Some of my friends give me a bad time because I watch Fox News, but I have discovered that when I watch NEWS, all channels are the same. Some even use the same words to describe an action and even some of the same foreign correspondents to report the news from the Ukrainian front. But at the end of the segment, on Fox, usually a few minutes is devoted to what has happened in the rest of the world that is newsworthy. It gives me some assurance that there is still a world out there beyond the Black Sea.

It’s when the stations change to commentary that I have to decide between simpering condescension, or acidic vitriol as they opine about the latest restatement, pull-back, or flat out denial by the administration (whoever that may be) about something the president has said, or not said. You may understand why we watched old Westerns all winter.

One day, after a particularly redundant two hours of the battles in Ukraine with CNN, MSNBC and Fox all repeating themselves and no Westerns in sight, Hubby commented, “What if CNN had been around during WWII?” And I cringed, trying to imagine Bill Mauldin, Ernie Pyle or John Hersey brandishing a microphone in a foxhole and asking a soldier who had just survived an attack that killed half his unit what he was feeling just now.

When I was a kid, the news was by radio, and only a couple or three times a day. Noon and six in the evening. Probably early morning, too, but I was not aware of that one and I was only aware of the others because it either broke into something I was listening to, or I had to be quiet while the newsman was talking. The rest of the day, unless something major happened in the world, it was soap operas, music or variety. Mysteries and quiz shows came in the evening.

If we went to a Saturday matinee, the news reels gave us a visual of the action on the war front, but at least a week later and probably a month or more. The narrator didn’t appear on the screen and only rarely was it actual bombings or other action, but usually the aftermath of a battle. And along with all the war news, there was always a human interest piece about something that happened in New York or California or even Oregon.

It was a few years after the fact that I read those major journalists whose reporting gave my parents the news from the front as they saw it. I didn’t realize then I was experiencing reporting as it should be: straightforward, unbiased and as lived. It has only been in the past few years, since the advent of 24/7 news that the journalistic media has begun to think they are the know-all, be-all of information. That their view is the only view and what they deem important is news.

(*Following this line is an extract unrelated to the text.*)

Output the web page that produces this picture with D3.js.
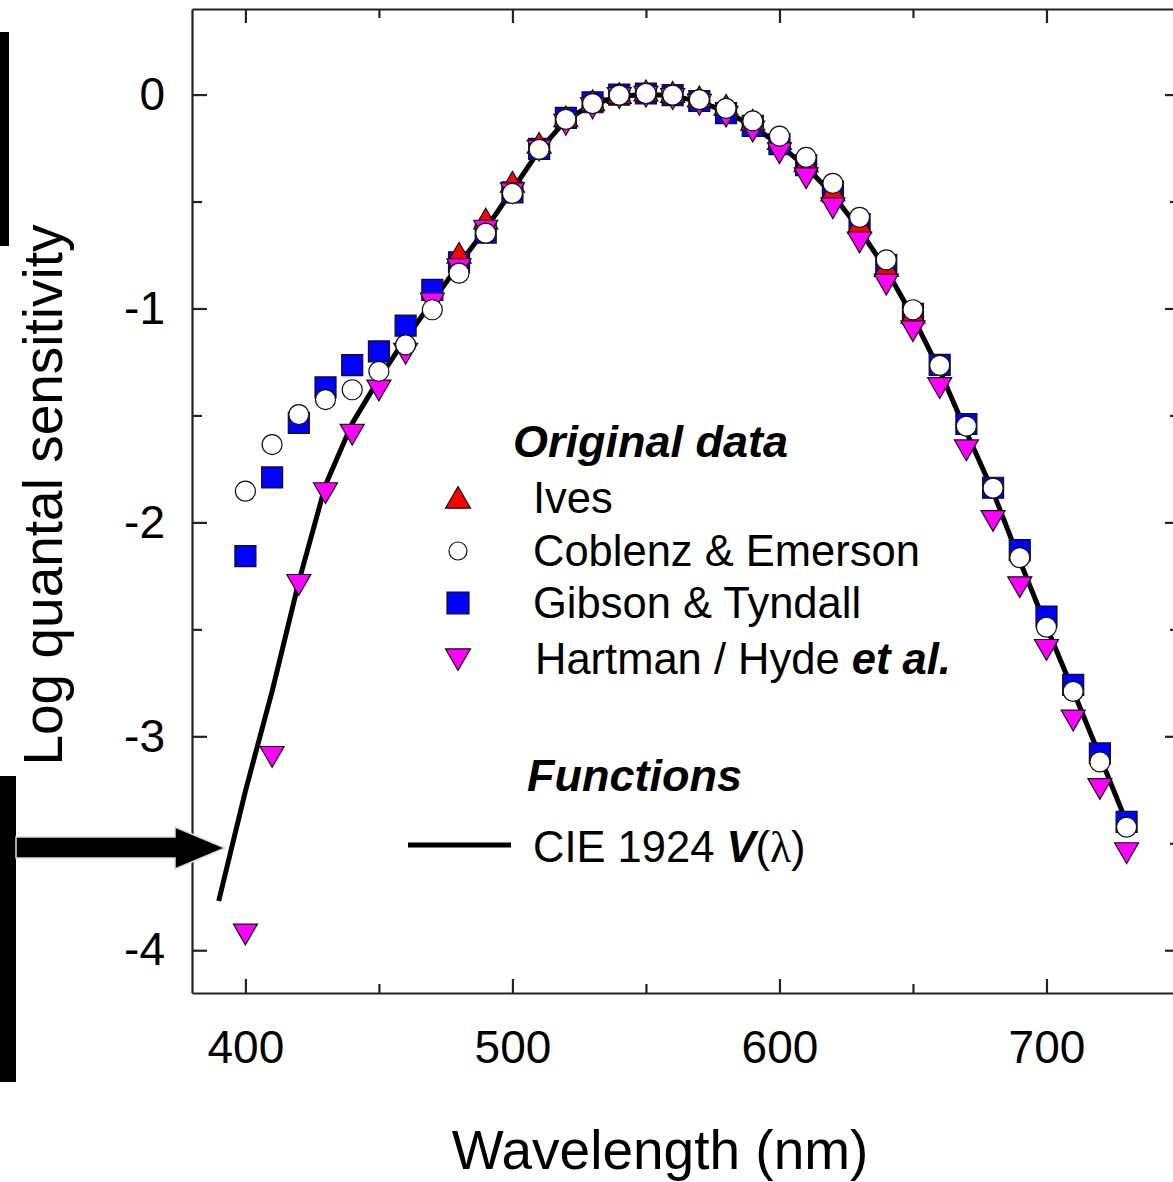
<!DOCTYPE html>
<html lang="en">
<head>
<meta charset="utf-8">
<title>Log quantal sensitivity</title>
<script src="https://d3js.org/d3.v7.min.js"></script>
<style>
  body { margin: 0; background: #fff; }
  svg { font-family: "Liberation Sans", Arial, sans-serif; }
  .axis path, .axis line { stroke: #222; stroke-width: 2.2; fill: none; }
  .axis text { font-size: 46px; fill: #000; }
</style>
</head>
<body>
<script>
// CIE 1924 V(lambda), as log quantal sensitivity
var cieNm = [390,400,410,420,430,440,450,460,470,480,490,500,510,520,530,540,550,560,570,580,
             590,600,610,620,630,640,650,660,670,680,690,700,710,720,730];
var cieLog = [-3.77,-3.256,-2.79,-2.277,-1.825,-1.537,-1.329,-1.140,-0.969,-0.794,-0.628,-0.446,
              -0.261,-0.121,-0.044,-0.009,0.002,-0.006,-0.033,-0.080,-0.148,-0.234,-0.339,-0.467,
              -0.632,-0.819,-1.039,-1.290,-1.577,-1.857,-2.180,-2.488,-2.787,-3.093,-3.403];

// original data sets
var ivesNm = [480,490,500,510,520,530,540,550,560,570,580,590,600,610,620,630,640,650];
var ivesLog = [-0.756,-0.596,-0.424,-0.242,-0.118,-0.043,-0.009,0.003,-0.004,-0.025,-0.064,
               -0.134,-0.224,-0.328,-0.463,-0.616,-0.818,-1.036];

var seriesNm = [400,410,420,430,440,450,460,470,480,490,500,510,520,530,540,550,560,570,
                580,590,600,610,620,630,640,650,660,670,680,690,700,710,720,730];
var coblenzLog = [-1.854,-1.636,-1.496,-1.426,-1.380,-1.294,-1.170,-1.006,-0.835,-0.648,-0.462,
                  -0.256,-0.116,-0.042,-0.003,0.005,-0.003,-0.024,-0.065,-0.123,-0.194,-0.294,
                  -0.415,-0.574,-0.773,-1.006,-1.266,-1.550,-1.840,-2.165,-2.490,-2.790,-3.120,-3.425];
var gibsonLog = [-2.158,-1.790,-1.535,-1.369,-1.265,-1.201,-1.080,-0.913,-0.784,-0.645,-0.457,
                 -0.254,-0.109,-0.036,0.000,0.005,-0.003,-0.030,-0.087,-0.146,-0.232,-0.330,
                 -0.454,-0.605,-0.796,-1.025,-1.264,-1.540,-1.838,-2.130,-2.440,-2.760,-3.080,-3.400];
var hartmanLog = [-3.91,-3.08,-2.276,-1.847,-1.574,-1.367,-1.196,-0.96,-0.80,-0.62,-0.445,
                  -0.245,-0.125,-0.048,0.000,0.006,-0.005,-0.032,-0.087,-0.157,-0.258,-0.375,
                  -0.515,-0.675,-0.872,-1.090,-1.356,-1.647,-1.977,-2.287,-2.580,-2.910,-3.230,-3.530];

var xMajor = [400,500,600,700];
var xMinor = [450,550,650,750];
var yMajor = [0,-1,-2,-3,-4];
var yMinor = [0.5,-0.5,-1.5,-2.5,-3.5];

var w = 1173, h = 1182;
var plotL = 192, plotR = 1180, plotT = 9, plotB = 993;

var svg = d3.select("body").append("svg")
	.attr("width", w)
	.attr("height", h);

var x = d3.scaleLinear().domain([380, 750]).range([plotL, plotR]);
var y = d3.scaleLinear().domain([-4.2, 0.4]).range([plotB, plotT]);

function zip(xs, ys) {
	return xs.map(function(d, i) { return {x: d, y: ys[i]}; });
}

// axes: major ticks long, minor ticks short, all pointing inward
function addAxis(axis, transform, labels) {
	var g = svg.append("g").attr("class", "axis").attr("transform", transform).call(axis);
	if (!labels) g.selectAll("text").remove();
	return g;
}
addAxis(d3.axisBottom(x).tickValues(xMajor).tickSize(-14).tickSizeOuter(0).tickPadding(37).tickFormat(d3.format("d")),
	"translate(0," + plotB + ")", true);
addAxis(d3.axisBottom(x).tickValues(xMinor).tickSize(-9).tickSizeOuter(0), "translate(0," + plotB + ")", false)
	.select(".domain").remove();
addAxis(d3.axisTop(x).tickValues(xMajor).tickSize(-14).tickSizeOuter(0), "translate(0," + plotT + ")", false);
addAxis(d3.axisTop(x).tickValues(xMinor).tickSize(-9).tickSizeOuter(0), "translate(0," + plotT + ")", false)
	.select(".domain").remove();
addAxis(d3.axisLeft(y).tickValues(yMajor).tickSize(-15).tickSizeOuter(0).tickPadding(27).tickFormat(d3.format("d")),
	"translate(" + plotL + ",0)", true);
addAxis(d3.axisLeft(y).tickValues(yMinor).tickSize(-10).tickSizeOuter(0), "translate(" + plotL + ",0)", false)
	.select(".domain").remove();
addAxis(d3.axisRight(y).tickValues(yMajor).tickSize(-15).tickSizeOuter(0), "translate(" + plotR + ",0)", false);
addAxis(d3.axisRight(y).tickValues(yMinor).tickSize(-10).tickSizeOuter(0), "translate(" + plotR + ",0)", false)
	.select(".domain").remove();

// use a real hyphen like the original
svg.selectAll(".axis text").text(function() { return this.textContent.replace("\u2212", "-"); });

// axis titles
svg.append("text")
	.attr("text-anchor", "middle")
	.attr("font-size", 55)
	.attr("transform", "translate(62,495) rotate(-90)")
	.text("Log quantal sensitivity");

svg.append("text")
	.attr("text-anchor", "middle")
	.attr("font-size", 55)
	.attr("x", 660)
	.attr("y", 1169)
	.text("Wavelength (nm)");

// CIE curve
var line = d3.line().x(function(d) { return x(d.x); }).y(function(d) { return y(d.y); });
svg.append("path")
	.datum(zip(cieNm, cieLog))
	.attr("d", line)
	.attr("fill", "none")
	.attr("stroke", "#000")
	.attr("stroke-width", 5)
	.attr("stroke-linejoin", "round");

// symbols
var triUp = d3.symbol().type(d3.symbolTriangle).size(250);
var square = d3.symbol().type(d3.symbolSquare).size(441);

function drawSymbols(data, pathGen, fill, rotate) {
	svg.append("g").selectAll("path")
		.data(data)
		.enter()
		.append("path")
		.attr("d", pathGen)
		.attr("transform", function(d) {
			return "translate(" + x(d.x) + "," + y(d.y) + ")" + (rotate ? " rotate(180)" : "");
		})
		.attr("fill", fill)
		.attr("stroke", "#111")
		.attr("stroke-width", 1.2);
}

drawSymbols(zip(seriesNm, gibsonLog), square, "#0000ff", false);
drawSymbols(zip(ivesNm, ivesLog), triUp, "#ff0000", false);
drawSymbols(zip(seriesNm, hartmanLog), triUp, "#ff00ff", true);

svg.append("g").selectAll("circle")
	.data(zip(seriesNm, coblenzLog))
	.enter()
	.append("circle")
	.attr("cx", function(d) { return x(d.x); })
	.attr("cy", function(d) { return y(d.y); })
	.attr("r", 10)
	.attr("fill", "#fff")
	.attr("stroke", "#111")
	.attr("stroke-width", 1.2);

// legend
var lg = svg.append("g");
lg.append("text")
	.attr("x", 513).attr("y", 457)
	.attr("font-size", 45).attr("font-weight", "bold").attr("font-style", "italic")
	.text("Original data");

var legendRows = [
	{label: "Ives", cy: 498, kind: "up"},
	{label: "Coblenz & Emerson", cy: 551, kind: "circle"},
	{label: "Gibson & Tyndall", cy: 603, kind: "square"},
	{label: "Hartman / Hyde ", cy: 659, kind: "down"}
];

legendRows.forEach(function(r) {
	if (r.kind === "circle") {
		lg.append("circle").attr("cx", 458).attr("cy", r.cy).attr("r", 9)
			.attr("fill", "#fff").attr("stroke", "#111").attr("stroke-width", 1.2);
	} else if (r.kind === "square") {
		lg.append("path").attr("d", d3.symbol().type(d3.symbolSquare).size(484))
			.attr("transform", "translate(458," + r.cy + ")")
			.attr("fill", "#0000ff").attr("stroke", "#111").attr("stroke-width", 1.2);
	} else {
		lg.append("path").attr("d", d3.symbol().type(d3.symbolTriangle).size(270))
			.attr("transform", "translate(458," + (r.cy + (r.kind === "up" ? 3 : -3)) + ")" + (r.kind === "down" ? " rotate(180)" : ""))
			.attr("fill", r.kind === "up" ? "#ff0000" : "#ff00ff").attr("stroke", "#111").attr("stroke-width", 1.2);
	}
	var t = lg.append("text")
		.attr("x", r.kind === "down" ? 535 : 533)
		.attr("y", r.cy + 15)
		.attr("font-size", 43.5)
		.text(r.label);
	if (r.kind === "down") {
		t.append("tspan").attr("font-weight", "bold").attr("font-style", "italic").text("et al.");
	}
});

lg.append("text")
	.attr("x", 527).attr("y", 791)
	.attr("font-size", 45).attr("font-weight", "bold").attr("font-style", "italic")
	.text("Functions");

lg.append("line")
	.attr("x1", 408).attr("x2", 511).attr("y1", 845).attr("y2", 845)
	.attr("stroke", "#000").attr("stroke-width", 5);

var cie = lg.append("text").attr("x", 533).attr("y", 862).attr("font-size", 43.5);
cie.append("tspan").text("CIE 1924 ");
cie.append("tspan").attr("font-weight", "bold").attr("font-style", "italic").text("V");
cie.append("tspan").text("(");
cie.append("tspan").attr("font-family", "'Liberation Serif', serif").text("\u03bb");
cie.append("tspan").text(")");

// annotation marks at the left edge
var deco = svg.append("g");
deco.append("rect").attr("x", 0).attr("y", 32).attr("width", 9).attr("height", 214).attr("fill", "#000");
deco.append("rect").attr("x", 0).attr("y", 776).attr("width", 16).attr("height", 306).attr("fill", "#000");
deco.append("path")
	.attr("d", "M16,837 L175,837 L175,827 L225,848 L175,869 L175,858 L16,858 Z")
	.attr("fill", "#000")
	.attr("stroke", "#ddd")
	.attr("stroke-width", 1.5);
</script>
</body>
</html>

That’s probably why we spent a week dissecting “the slap seen round the world.” That news shined more attention on the Academy Awards than in the last five years. “The Slap” was interspersed between reports of Putin’s horrible and continuing war crimes against innocent civilians, including children. Reminded me of the recent news of the rabid red fox running around Capitol Hill that bit nine people, including a congressmen and a reporter.

They euthanized the fox.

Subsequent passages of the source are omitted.